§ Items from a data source
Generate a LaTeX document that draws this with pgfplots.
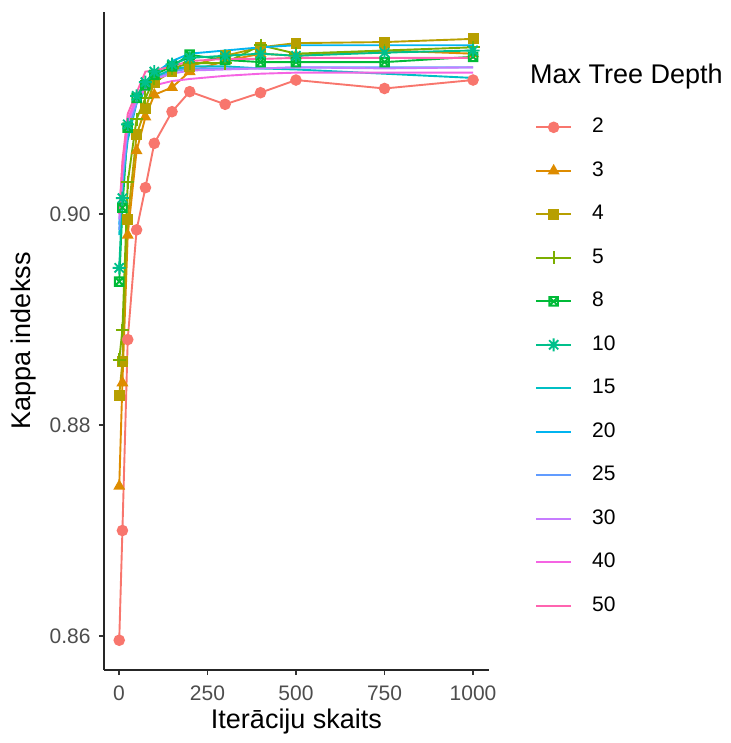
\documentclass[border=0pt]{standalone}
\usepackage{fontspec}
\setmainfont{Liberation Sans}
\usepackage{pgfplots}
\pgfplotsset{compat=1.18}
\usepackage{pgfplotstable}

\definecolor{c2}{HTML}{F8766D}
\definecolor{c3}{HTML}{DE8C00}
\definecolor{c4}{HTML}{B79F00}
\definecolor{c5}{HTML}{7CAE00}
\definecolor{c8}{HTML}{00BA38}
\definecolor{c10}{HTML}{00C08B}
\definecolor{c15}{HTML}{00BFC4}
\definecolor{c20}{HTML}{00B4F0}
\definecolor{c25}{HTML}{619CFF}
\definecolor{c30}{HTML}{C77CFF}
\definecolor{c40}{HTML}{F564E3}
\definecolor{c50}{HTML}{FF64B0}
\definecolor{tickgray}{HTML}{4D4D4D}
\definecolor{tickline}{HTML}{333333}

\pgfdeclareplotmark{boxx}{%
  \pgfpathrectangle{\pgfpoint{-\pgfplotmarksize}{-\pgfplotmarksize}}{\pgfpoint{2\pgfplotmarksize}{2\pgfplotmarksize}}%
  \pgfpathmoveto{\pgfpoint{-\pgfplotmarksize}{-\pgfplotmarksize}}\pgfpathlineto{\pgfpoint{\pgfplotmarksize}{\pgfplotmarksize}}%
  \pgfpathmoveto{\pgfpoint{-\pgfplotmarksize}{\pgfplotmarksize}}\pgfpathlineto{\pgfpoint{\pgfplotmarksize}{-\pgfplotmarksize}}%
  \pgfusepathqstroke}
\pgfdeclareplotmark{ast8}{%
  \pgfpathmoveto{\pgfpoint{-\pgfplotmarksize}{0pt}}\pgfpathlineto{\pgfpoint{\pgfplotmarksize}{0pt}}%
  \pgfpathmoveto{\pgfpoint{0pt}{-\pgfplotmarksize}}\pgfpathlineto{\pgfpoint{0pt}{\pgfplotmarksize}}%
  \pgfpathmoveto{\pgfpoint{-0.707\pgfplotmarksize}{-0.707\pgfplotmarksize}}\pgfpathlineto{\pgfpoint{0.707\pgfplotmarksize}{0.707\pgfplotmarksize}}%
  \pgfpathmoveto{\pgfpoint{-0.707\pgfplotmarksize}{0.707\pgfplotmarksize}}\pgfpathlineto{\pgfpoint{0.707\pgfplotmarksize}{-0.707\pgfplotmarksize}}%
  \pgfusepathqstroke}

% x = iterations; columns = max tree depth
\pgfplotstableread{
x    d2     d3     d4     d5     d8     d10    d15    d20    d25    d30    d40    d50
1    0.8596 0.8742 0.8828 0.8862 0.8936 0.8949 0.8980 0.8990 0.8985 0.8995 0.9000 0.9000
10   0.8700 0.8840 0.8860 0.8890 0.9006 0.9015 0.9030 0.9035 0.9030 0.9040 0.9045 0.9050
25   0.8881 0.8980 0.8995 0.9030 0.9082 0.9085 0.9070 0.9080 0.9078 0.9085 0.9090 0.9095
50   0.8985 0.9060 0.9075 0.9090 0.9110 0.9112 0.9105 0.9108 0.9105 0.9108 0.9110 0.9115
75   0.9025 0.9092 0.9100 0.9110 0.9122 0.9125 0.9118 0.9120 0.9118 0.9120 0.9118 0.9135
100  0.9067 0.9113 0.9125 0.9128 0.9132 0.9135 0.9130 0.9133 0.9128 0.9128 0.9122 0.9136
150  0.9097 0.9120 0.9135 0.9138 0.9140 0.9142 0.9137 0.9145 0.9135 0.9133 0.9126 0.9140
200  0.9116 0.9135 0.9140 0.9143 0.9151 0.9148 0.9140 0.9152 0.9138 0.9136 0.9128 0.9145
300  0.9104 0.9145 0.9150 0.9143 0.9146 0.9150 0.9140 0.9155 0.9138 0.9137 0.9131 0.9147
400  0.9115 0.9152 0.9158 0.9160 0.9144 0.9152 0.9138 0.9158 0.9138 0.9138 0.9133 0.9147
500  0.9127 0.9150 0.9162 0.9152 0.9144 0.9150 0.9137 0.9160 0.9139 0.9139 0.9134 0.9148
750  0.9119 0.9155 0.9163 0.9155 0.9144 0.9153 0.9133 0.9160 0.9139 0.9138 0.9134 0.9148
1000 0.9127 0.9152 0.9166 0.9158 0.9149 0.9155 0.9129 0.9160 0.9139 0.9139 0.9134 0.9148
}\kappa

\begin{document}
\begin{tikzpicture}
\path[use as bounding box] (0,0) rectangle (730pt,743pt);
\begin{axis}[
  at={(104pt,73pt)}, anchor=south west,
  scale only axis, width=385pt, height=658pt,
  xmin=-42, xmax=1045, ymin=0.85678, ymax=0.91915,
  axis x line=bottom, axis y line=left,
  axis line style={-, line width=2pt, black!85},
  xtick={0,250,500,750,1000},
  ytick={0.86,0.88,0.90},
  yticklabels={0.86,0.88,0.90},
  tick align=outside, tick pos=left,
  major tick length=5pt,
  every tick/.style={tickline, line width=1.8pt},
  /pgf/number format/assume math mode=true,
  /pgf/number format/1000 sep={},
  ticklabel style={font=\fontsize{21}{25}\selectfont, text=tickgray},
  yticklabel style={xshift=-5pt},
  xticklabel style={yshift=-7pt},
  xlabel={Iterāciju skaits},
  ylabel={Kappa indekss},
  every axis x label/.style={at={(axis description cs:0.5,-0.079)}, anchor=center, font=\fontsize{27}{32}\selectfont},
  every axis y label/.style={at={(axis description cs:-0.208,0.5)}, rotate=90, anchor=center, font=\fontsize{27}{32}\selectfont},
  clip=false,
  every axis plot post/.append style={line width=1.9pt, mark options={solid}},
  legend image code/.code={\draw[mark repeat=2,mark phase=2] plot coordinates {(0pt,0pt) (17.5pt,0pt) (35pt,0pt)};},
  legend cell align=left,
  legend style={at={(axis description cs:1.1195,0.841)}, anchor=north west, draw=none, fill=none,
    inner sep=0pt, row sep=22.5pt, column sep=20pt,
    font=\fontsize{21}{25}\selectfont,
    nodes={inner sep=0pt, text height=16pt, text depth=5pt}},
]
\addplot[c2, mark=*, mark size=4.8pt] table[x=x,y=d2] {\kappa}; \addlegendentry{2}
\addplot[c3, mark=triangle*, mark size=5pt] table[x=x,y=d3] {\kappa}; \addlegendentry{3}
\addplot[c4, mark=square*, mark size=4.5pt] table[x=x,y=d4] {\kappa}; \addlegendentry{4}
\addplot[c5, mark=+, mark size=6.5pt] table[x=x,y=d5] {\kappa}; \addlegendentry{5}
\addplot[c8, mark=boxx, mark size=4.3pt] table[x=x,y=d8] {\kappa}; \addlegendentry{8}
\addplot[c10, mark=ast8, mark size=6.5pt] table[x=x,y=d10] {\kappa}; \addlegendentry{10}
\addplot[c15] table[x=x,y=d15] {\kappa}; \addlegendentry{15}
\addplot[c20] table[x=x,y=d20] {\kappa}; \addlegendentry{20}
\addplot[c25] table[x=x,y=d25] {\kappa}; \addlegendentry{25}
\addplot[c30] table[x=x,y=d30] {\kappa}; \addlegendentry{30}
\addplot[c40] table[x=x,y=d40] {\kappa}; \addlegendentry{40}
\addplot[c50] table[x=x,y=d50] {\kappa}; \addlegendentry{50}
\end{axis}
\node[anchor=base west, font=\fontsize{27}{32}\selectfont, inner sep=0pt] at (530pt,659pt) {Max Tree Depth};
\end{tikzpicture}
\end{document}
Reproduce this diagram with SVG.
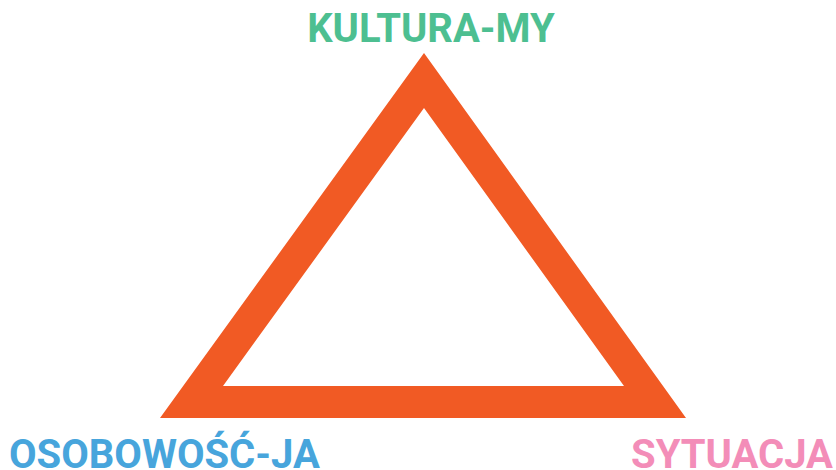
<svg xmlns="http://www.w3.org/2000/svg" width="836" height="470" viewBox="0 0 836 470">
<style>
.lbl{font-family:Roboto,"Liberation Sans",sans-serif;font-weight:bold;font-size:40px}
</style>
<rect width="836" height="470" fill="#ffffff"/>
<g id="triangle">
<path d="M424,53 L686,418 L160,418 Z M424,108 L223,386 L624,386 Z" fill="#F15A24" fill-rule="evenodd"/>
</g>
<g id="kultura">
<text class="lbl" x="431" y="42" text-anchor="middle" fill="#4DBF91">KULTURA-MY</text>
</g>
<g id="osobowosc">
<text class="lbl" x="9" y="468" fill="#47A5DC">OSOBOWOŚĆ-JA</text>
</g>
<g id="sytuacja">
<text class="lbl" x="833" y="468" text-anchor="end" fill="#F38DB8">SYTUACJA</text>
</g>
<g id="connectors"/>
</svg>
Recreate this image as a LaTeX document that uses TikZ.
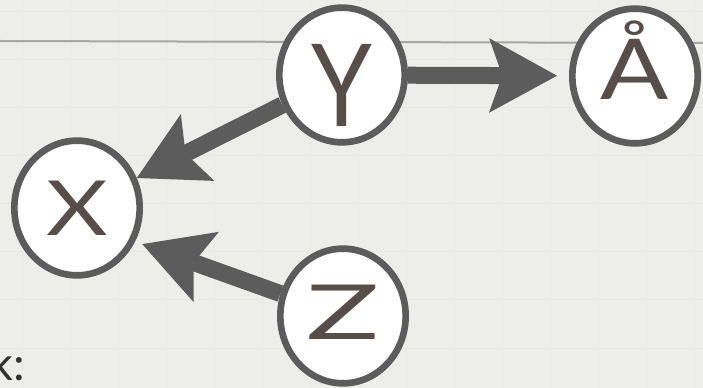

§ REQUIRED TASK
Scan the material above. Extract every line in which the word "that" occurs.

§ WRITTEN REPLY
Generate a LaTeX document that draws this with pgfplots.
Recreate this image as a LaTeX document that uses TikZ.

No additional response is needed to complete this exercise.